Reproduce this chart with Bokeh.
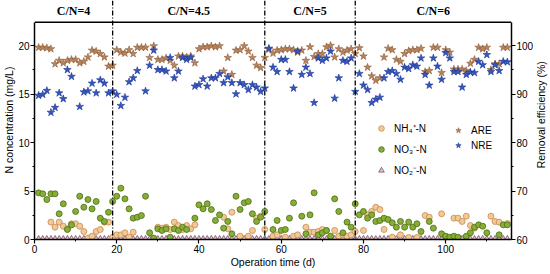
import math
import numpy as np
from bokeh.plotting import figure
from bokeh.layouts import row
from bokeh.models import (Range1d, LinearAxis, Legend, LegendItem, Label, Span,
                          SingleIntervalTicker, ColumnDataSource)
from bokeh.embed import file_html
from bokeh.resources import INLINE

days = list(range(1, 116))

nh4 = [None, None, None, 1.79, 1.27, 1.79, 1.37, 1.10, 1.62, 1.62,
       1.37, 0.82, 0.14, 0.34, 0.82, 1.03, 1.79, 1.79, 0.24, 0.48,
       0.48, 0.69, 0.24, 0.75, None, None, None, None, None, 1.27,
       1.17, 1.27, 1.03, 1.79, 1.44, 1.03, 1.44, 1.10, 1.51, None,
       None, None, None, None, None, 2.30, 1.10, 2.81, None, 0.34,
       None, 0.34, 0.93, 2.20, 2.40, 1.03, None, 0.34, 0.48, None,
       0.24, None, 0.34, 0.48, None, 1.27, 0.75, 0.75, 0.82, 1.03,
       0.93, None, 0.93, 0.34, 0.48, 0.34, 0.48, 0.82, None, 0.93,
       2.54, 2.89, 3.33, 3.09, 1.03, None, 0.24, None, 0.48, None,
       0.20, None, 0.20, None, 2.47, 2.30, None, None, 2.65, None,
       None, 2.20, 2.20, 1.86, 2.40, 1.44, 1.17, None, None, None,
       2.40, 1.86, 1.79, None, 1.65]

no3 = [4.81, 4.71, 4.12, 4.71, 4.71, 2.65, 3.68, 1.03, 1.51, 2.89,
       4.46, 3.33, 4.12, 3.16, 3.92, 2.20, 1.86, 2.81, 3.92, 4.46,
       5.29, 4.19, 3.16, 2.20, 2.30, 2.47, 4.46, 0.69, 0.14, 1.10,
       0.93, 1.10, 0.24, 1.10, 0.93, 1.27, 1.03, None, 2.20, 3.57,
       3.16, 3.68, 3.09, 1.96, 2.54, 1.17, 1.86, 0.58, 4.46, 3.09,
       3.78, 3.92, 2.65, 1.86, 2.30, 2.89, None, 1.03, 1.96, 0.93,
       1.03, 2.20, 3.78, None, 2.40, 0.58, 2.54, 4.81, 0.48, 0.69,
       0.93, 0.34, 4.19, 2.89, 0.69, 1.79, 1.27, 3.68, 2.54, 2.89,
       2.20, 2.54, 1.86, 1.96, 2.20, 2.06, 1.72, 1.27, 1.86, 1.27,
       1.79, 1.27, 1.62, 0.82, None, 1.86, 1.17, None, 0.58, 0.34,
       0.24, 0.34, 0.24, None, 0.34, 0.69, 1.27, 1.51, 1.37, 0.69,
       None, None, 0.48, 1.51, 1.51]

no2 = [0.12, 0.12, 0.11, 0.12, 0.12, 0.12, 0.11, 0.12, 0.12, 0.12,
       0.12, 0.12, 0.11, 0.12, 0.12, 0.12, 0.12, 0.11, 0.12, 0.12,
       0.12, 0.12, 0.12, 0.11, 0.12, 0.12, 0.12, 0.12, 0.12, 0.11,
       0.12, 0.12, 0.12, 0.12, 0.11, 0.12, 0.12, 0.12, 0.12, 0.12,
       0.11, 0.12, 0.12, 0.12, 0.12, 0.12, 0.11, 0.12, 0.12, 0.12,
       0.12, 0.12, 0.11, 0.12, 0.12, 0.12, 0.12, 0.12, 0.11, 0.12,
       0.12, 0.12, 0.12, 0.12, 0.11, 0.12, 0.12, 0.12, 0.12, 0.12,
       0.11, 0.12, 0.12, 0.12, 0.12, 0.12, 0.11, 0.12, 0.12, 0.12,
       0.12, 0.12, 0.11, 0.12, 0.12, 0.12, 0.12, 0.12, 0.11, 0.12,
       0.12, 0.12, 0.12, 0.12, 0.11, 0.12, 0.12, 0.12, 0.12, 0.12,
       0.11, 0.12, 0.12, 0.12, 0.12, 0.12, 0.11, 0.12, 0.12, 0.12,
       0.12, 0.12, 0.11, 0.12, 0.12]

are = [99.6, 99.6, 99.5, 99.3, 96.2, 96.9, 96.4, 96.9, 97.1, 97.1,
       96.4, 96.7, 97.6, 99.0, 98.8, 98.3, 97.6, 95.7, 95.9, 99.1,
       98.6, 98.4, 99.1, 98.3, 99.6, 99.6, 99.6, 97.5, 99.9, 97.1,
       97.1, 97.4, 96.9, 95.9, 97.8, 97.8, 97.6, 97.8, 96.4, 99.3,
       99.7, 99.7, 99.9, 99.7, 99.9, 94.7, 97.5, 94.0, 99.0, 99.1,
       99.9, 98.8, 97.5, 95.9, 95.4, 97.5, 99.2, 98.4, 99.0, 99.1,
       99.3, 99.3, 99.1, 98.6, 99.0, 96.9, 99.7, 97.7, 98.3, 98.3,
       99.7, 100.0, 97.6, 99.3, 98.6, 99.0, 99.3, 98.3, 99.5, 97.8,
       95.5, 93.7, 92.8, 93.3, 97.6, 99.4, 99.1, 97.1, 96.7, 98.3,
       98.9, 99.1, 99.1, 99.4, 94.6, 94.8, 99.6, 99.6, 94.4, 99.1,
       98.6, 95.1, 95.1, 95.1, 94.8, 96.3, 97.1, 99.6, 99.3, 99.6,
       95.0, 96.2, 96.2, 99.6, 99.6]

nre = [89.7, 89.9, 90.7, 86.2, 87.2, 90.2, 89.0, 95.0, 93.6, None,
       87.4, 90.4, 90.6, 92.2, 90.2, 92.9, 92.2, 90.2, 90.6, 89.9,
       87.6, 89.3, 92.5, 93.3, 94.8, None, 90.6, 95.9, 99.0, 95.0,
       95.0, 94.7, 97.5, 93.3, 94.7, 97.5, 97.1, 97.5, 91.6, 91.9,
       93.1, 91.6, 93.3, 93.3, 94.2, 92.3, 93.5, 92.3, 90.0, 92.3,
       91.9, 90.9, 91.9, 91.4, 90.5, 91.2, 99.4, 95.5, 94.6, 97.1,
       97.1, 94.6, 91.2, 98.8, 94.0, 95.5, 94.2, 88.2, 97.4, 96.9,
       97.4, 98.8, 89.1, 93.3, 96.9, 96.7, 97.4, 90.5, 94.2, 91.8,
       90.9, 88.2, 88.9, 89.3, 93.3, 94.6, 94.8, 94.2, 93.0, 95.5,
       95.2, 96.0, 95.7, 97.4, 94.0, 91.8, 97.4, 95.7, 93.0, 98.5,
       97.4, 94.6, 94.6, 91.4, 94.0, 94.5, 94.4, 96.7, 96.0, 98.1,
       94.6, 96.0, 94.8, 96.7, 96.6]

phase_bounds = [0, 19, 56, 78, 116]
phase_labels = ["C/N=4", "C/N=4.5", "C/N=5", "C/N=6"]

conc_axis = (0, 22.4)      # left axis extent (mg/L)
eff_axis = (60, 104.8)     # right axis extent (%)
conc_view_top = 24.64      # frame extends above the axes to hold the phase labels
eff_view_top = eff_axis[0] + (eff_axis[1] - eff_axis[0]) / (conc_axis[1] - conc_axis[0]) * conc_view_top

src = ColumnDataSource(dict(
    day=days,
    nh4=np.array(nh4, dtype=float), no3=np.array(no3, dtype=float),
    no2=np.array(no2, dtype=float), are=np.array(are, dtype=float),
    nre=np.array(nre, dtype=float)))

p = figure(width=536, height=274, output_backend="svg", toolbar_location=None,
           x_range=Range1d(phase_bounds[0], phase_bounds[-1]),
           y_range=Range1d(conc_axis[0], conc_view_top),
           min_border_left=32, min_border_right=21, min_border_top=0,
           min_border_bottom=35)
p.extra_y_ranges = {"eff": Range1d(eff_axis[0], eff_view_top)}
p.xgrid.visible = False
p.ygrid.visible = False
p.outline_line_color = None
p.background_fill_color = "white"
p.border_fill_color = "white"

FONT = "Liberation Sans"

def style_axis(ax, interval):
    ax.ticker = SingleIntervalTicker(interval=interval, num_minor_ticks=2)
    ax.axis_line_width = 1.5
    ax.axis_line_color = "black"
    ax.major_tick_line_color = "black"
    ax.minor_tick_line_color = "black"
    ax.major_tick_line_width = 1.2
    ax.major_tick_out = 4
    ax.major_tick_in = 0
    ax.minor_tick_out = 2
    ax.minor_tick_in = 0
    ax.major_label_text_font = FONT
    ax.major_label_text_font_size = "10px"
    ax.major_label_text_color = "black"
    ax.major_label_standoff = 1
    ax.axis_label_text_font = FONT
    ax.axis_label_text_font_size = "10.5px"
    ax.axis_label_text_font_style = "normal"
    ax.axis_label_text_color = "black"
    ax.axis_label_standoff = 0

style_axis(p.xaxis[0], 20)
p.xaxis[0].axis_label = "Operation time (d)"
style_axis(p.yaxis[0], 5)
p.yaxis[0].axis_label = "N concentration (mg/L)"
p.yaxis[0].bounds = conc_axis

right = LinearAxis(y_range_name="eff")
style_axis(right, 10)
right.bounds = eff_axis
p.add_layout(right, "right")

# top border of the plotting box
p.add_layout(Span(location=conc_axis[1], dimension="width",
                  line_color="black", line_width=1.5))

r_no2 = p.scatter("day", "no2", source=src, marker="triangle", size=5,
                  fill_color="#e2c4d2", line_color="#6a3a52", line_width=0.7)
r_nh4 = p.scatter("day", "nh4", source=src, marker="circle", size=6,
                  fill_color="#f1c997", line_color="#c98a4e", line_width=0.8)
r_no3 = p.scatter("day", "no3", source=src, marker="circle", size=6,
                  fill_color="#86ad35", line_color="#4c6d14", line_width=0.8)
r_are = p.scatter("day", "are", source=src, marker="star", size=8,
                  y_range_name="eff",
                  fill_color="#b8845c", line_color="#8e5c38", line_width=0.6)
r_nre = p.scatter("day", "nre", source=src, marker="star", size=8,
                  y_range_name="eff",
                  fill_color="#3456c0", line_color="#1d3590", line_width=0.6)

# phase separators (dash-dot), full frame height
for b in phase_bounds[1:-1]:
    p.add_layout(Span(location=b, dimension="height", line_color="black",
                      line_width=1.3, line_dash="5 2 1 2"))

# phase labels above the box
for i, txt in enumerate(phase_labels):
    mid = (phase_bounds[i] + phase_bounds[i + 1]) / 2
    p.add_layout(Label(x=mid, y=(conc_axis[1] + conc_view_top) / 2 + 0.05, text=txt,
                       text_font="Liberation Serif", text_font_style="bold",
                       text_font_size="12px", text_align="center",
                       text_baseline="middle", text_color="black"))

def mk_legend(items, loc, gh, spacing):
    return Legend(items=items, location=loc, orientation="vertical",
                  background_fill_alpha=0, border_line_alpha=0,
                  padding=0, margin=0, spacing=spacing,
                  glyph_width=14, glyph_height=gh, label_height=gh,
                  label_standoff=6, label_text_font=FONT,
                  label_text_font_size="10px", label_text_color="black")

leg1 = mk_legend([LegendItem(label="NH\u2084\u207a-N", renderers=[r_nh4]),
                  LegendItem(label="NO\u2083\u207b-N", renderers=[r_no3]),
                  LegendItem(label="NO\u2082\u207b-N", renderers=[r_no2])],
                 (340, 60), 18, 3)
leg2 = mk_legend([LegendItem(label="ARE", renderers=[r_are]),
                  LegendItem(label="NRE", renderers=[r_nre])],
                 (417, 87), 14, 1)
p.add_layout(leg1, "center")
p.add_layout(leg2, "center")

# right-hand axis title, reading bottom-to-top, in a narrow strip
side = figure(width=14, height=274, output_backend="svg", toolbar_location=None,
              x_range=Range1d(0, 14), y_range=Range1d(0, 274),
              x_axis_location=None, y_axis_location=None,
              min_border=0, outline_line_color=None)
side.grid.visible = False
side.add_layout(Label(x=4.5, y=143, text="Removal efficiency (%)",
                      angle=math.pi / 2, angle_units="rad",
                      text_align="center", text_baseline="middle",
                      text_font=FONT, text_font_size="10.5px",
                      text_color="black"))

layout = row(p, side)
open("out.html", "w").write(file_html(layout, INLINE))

******************************

**Problem**
Restate the data word for word from its first line through the line with "days = list(range(1, 116))", leaving out any picture along the way.

**The result**
Reproduce this chart with Bokeh.
import math
import numpy as np
from bokeh.plotting import figure
from bokeh.layouts import row
from bokeh.models import (Range1d, LinearAxis, Legend, LegendItem, Label, Span,
                          SingleIntervalTicker, ColumnDataSource)
from bokeh.embed import file_html
from bokeh.resources import INLINE

days = list(range(1, 116))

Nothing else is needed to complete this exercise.